For the second part of our letter to Santa, we name a few more of the things we’d like to see over the coming months. Come up with the best or funniest alternative wish for any letter – as judged by Salut! Sunderland – and we’ll send a tenner (up to one prize for each of the three parts of the series) ….
J is for Joan’s cafe, named as the venue for a Jedward concert after the nearby Stadium of Light is judged too big considering the likely turnout. Tickets narrowly fail to sell out.
K is for Roy Keane, who leaves Ipswich “by mutual consent” in May as relegation confirmed. When Grant Leadbitter and Carlos Edwards send text messages in commiseration, Keano replies saying: “I refer you both to what I told Dwight Yorke when he sent a similar SMS after I left Sunderland.”
L is for Laurent Blanc. Bordeaux go into freefall, out of the Champions League, sliding down Ligue 1 and costing Blanc his job as manager. Jean-Louis Triaud, the president, sees both his Saint-Julien vineyards go broke. Both blame the distractions caused by widespread disgust at their “not a big club” jibes at Sunderland.
M is for André Marriner, who officiates at the return game against Man Cini and gives us some decisions this time. He still allows two Man Cini offside goals and sends off Lorik Cana for being better looking. Nosworthy and Touré are again the talking points as we win 7-6.
N is for Nine One, the score at St Mike Ashley@StJames’.Park as Newcastle, newly promoted, entertain Sunderland and suffer the joint worst home defeat in English top flight history, having lost by the same score in the same tie in 1908.
O is for O Susannah, which Andy Reid, accompanying himself on banjo, takes to the top of the Irish charts, making his day after Thierry Henry’s first act as manager of the Republic of Ireland player-manager restores Reid to the squad. “Le banjo makes, ‘ow you say, a dreadful racket,” Henry says, “but Giovanni Trapattoni was wrong to exclude him just for that.”

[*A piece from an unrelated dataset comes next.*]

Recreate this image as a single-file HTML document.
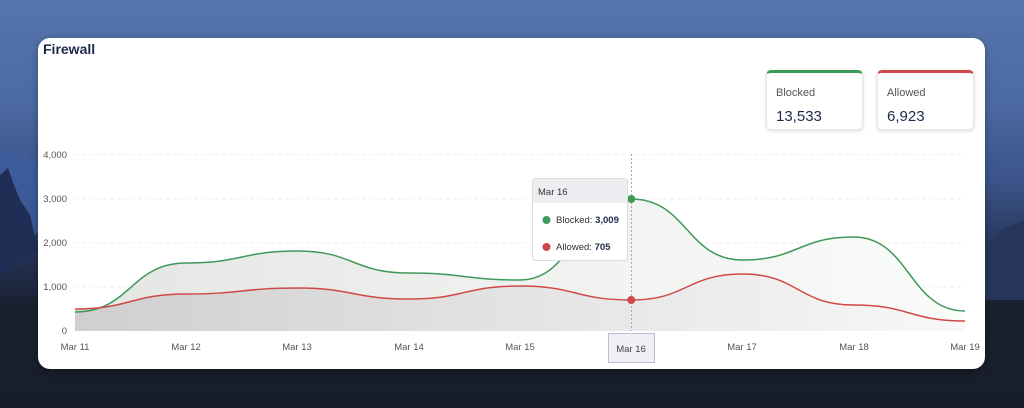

P is for Pete (Sixsmith), who promises in March a “decision within days” on a new job after a bidding war involving The Guardian, The Observer and The Times; Salut! Sunderland admits it “can’t afford” to keep its star writer.
Q is for Niall Quinn, who announces in late January that he has dismissed SAFC officials involved in banning from the Stadium of Light supporters accused, but not convicted, of football-related disorder. “We’ve hit on a great new idea: in future, people will be considered innocent until proved guilty,” he says.